I am pleased we have been able to deliver a zero increase this year. We face major hurdles with falling Government grants – below average settlements for the fourth year running – and increased demand from residents who are facing difficulties and are in need of our services.

Yet we have still achieved the zero increase by finding nearly £9M in efficiency savings which will protect front line services and deliver better value for money.

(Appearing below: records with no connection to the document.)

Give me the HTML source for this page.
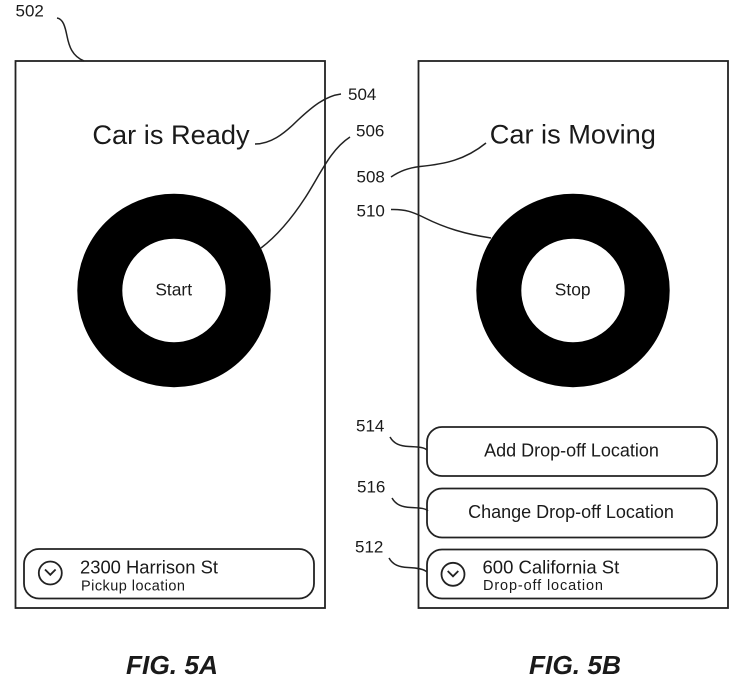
<!DOCTYPE html>
<html>
<head>
<meta charset="utf-8">
<style>
html,body{margin:0;padding:0;background:#fff;}
svg{display:block;filter:blur(.35px);}
text{font-family:"Liberation Sans",sans-serif;fill:#1a1a1a;}
</style>
</head>
<body>
<svg width="740" height="683" viewBox="0 0 740 683" xmlns="http://www.w3.org/2000/svg">
<rect width="740" height="683" fill="#fff"/>
<g fill="none" stroke="#222" stroke-width="1.8">
<rect x="15.5" y="61" width="309.5" height="547"/>
<rect x="418.5" y="61" width="309.5" height="547"/>
<rect x="24" y="549" width="290" height="49.5" rx="15"/>
<rect x="427" y="427" width="290" height="49" rx="15"/>
<rect x="427" y="488.5" width="290" height="49" rx="15"/>
<rect x="427" y="549.5" width="290" height="49" rx="15"/>
<circle cx="50.3" cy="573" r="11.5"/>
<circle cx="453" cy="574.3" r="11.5"/>
<path d="M45 569.5l5.3 5.3 5.3-5.3M447.7 571l5.3 5.3 5.3-5.3"/>
</g>
<g fill="none" stroke="#222" stroke-width="1.5">
<path d="M57 18C63 19 65 26 67 36C69 46 72 56 84 61"/>
<path d="M255 144C270 144 283 135 298 120C312 107 325 96 341 94"/>
<path d="M261 248C278 235 292 218 305 198C320 175 330 150 350 137"/>
<path d="M391 177C400 171 408 168 420 166.5C445 164 465 160 486 143"/>
<path d="M391 209.5C405 209 413 212 425 218C445 228 465 234 491 238"/>
<path d="M390 437C394 444 400 446 409 446.5C418 447 424 447 427 450"/>
<path d="M392 498C396 505 402 507 411 507.5C420 508 425 508 428 511"/>
<path d="M389 558C393 565 399 567 408 567.5C418 568 424 569 427 572"/>
</g>
<circle cx="174" cy="290.5" r="74.2" fill="none" stroke="#000" stroke-width="45"/>
<circle cx="573" cy="290.5" r="74.2" fill="none" stroke="#000" stroke-width="45"/>
<g font-size="17">
<text x="15.5" y="16.5">502</text>
<text x="348" y="100">504</text>
<text x="356" y="136.5">506</text>
<text x="356.5" y="182.5">508</text>
<text x="356.5" y="216.5">510</text>
<text x="356" y="431.5">514</text>
<text x="357" y="492.5">516</text>
<text x="355" y="552.5">512</text>
</g>
<text x="171" y="144" font-size="27.2" text-anchor="middle">Car is Ready</text>
<text x="572.8" y="143.5" font-size="27.2" text-anchor="middle">Car is Moving</text>
<text x="173.7" y="295.7" font-size="17.4" text-anchor="middle">Start</text>
<text x="572.7" y="295.7" font-size="17.4" text-anchor="middle">Stop</text>
<text x="571.5" y="456.7" font-size="18" text-anchor="middle">Add Drop-off Location</text>
<text x="571" y="518" font-size="18" text-anchor="middle">Change Drop-off Location</text>
<text x="80" y="573.3" font-size="18.4">2300 Harrison St</text>
<text x="81" y="590.7" font-size="14.5" textLength="104" lengthAdjust="spacing">Pickup location</text>
<text x="482.5" y="573.3" font-size="18.5">600 California St</text>
<text x="483" y="590" font-size="14.5" textLength="120" lengthAdjust="spacing">Drop-off location</text>
<g font-size="26.3" font-weight="bold" font-style="italic" text-anchor="middle">
<text x="172" y="674">FIG. 5A</text>
<text x="575" y="674">FIG. 5B</text>
</g>
</svg>
</body>
</html>
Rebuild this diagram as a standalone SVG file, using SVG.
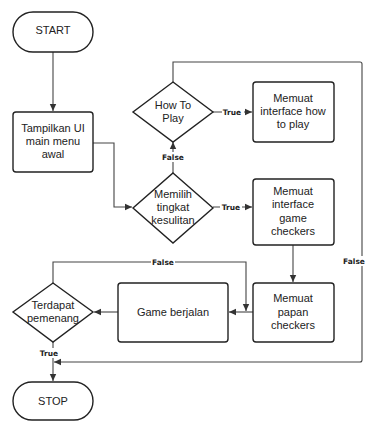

When elected in 2006, the Conservative administration promised to keep any Council tax increases to below inflation. After two successive years of below inflation increases, the real level of Council tax has actually fallen since 2006 and gone down from 23rd to 18th lowest out of London’s 33 Boroughs. In the four years to 2006, the previous Labour administration increased Council Tax by 48% – the second highest increase in London. Over their twelve year period leading Ealing Council (1994-2006) Labour increased Council Tax by more than all but one of London’s 33 Councils. Labour’s huge increases in Council Tax came despite the fact that prior to 2006 Ealing enjoyed above average increases in Government grant, a trend that has since reversed.

Categories
Ealing and Northfield

More road spending

Next Tuesday the Cabinet will decide on some 20 issues. One of the most important for residents will be the amount of money we spend next year on road and pavement renewal, see report here. This was an area that was sorely neglected through 12 years of Labour administration. The graph below shows how this capital budget has changed over the ten years to-date plus next year’s proposed budget.

ealing-road-resurfacing

We did not set the 2006/7 capital budget but we managed to boost the paltry £1 million committed by Labour in its last budget by 50%. In our first three capital budgets we will have committed £3.5 million, £8.5 million and £6.5 million respectively. In three years we will have spent more on our roads than Labour did in three four year terms. Note that Labour spent no Ealing money on the roads in 1999/2000. Maybe Labour thought the world would end with the Millennium?

Whatever your views on climate change and transport, roads are a basic bit of infrastructure that we all rely on. Taking a 12 year holiday on this kind of basic housekeeping is pretty rubbish government.